Monday, 10 August 2015

Movie Review: Kiss Kiss Bang Bang (2005)


A convoluted neo-noir aiming for a hip comic vibe, Kiss Kiss Bang Bang trips all over its attitude and fails to find a soul in the tale of multiple murders set among the Hollywood set.

Harry (Robert Downey Jr) is a petty thief who crashes an audition while escaping the police. He is mistaken for a method actor with talent and ends up at a swanky Los Angeles pool party at the house of retired actor Harlan Dexter (Corbin Bernsen). Harry reconnects with childhood crush Harmony (Michelle Monaghan), and meets private investigator Perry (Val Kilmer), with Perry ostensibly hired to help Harry prepare for an acting role as a detective.

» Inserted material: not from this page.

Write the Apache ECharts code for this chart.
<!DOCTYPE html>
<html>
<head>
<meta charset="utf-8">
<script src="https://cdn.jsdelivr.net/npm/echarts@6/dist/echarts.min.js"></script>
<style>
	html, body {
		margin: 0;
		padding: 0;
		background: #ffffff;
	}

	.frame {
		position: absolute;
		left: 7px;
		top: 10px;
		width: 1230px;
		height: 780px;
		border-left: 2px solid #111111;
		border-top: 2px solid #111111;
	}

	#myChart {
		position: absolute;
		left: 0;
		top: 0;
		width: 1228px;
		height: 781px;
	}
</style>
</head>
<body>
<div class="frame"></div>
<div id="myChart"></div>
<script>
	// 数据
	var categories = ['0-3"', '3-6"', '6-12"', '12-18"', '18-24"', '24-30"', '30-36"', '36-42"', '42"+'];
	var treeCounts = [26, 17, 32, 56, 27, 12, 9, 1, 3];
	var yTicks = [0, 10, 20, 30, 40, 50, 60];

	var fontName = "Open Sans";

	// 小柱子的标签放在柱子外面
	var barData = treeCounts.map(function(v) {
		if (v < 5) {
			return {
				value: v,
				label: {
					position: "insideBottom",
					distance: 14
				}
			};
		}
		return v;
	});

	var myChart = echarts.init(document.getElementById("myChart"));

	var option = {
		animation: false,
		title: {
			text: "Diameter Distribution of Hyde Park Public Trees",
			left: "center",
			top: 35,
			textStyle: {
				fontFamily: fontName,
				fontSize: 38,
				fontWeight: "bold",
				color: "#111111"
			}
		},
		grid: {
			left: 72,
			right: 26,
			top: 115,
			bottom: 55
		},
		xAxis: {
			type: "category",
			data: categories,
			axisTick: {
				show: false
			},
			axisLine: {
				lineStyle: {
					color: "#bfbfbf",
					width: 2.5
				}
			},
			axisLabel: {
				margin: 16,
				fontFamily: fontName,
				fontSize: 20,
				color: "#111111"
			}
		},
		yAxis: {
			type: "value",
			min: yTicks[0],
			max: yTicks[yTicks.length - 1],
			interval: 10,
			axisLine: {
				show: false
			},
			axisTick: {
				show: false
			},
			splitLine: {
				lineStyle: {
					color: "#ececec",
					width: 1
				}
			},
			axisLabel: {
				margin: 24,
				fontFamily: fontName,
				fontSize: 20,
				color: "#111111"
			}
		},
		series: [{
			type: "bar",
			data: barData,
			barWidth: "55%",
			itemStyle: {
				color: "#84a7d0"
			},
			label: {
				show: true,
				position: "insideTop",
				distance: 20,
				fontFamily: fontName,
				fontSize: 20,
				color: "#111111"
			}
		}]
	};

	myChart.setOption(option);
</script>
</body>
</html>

Harry rides along with Perry on a seemingly routine nighttime surveillance assignment that ends with the two of them witnessing a car flying into a lake with the body of dead woman inside. Soon after, Harmony's sister is reported to have committed suicide, but Harmony believes that she may have been murdered. Harmony thinks that Harry is an actual detective and wants him to investigate. Harry and Perry soon find themselves threatened, tortured and embroiled in a sordid familial dispute, as the body-in-the-lake suddenly resurfaces and links emerge between the cases of the two dead women.

Kiss Kiss Bang Bang races ahead in search of a cool buzz, but in doing so, the film leaves behind essential elements needed to engage. The characters are introduced in the most cursory manner, and none are anywhere near likeable. To make matters worse, bad things happen to irrelevant people. For the longest time, the dead woman in the lake is an unknown victim. When her identity is revealed, she is no more interesting. And Harmony's sister is dead before she is even introduced. The lack of empathy for any of the characters, dead or alive, becomes a gaping black hole undermining the film's appeal.

Much of the fault lies in the script by Shane Black, best known for penning Lethal Weapon, and here also taking over directing duties for the first time. Black has clear intentions to create a relatively comic film noir packed with irony and irreverence to catch a young audience. It's an admirable goal, but the mix is not quite right. The best moments, such as Harry finding the dead woman's corpse in his bathroom, work more as almost outright comedy, punching holes in any pretense that this could also be a grim drama. Meanwhile, Harry's narration is most unhelpful. Black intentionally aims to make the narrative as complex as possible in a nod to impossible-to-follow classics like The Big Sleep. But Harry's narration, rather than building a sense of cynical frustration, is irritatingly smug.

Kiss Kiss Bang Bang is left with loads of style devoid of substance, and reasonable performances from a willing cast. Downey Jr. deploys his vaguely puzzled persona to good effect, and is ably supported by a more-engaged-than-usual Val Kilmer. Michelle Monaghan is game but not helped by a character that gets caught in the wide gulf between potential femme fatale and madcap comedienne. Kiss Kiss Bang Bang takes a few shots, mostly misses, and lands with a disappointing clang.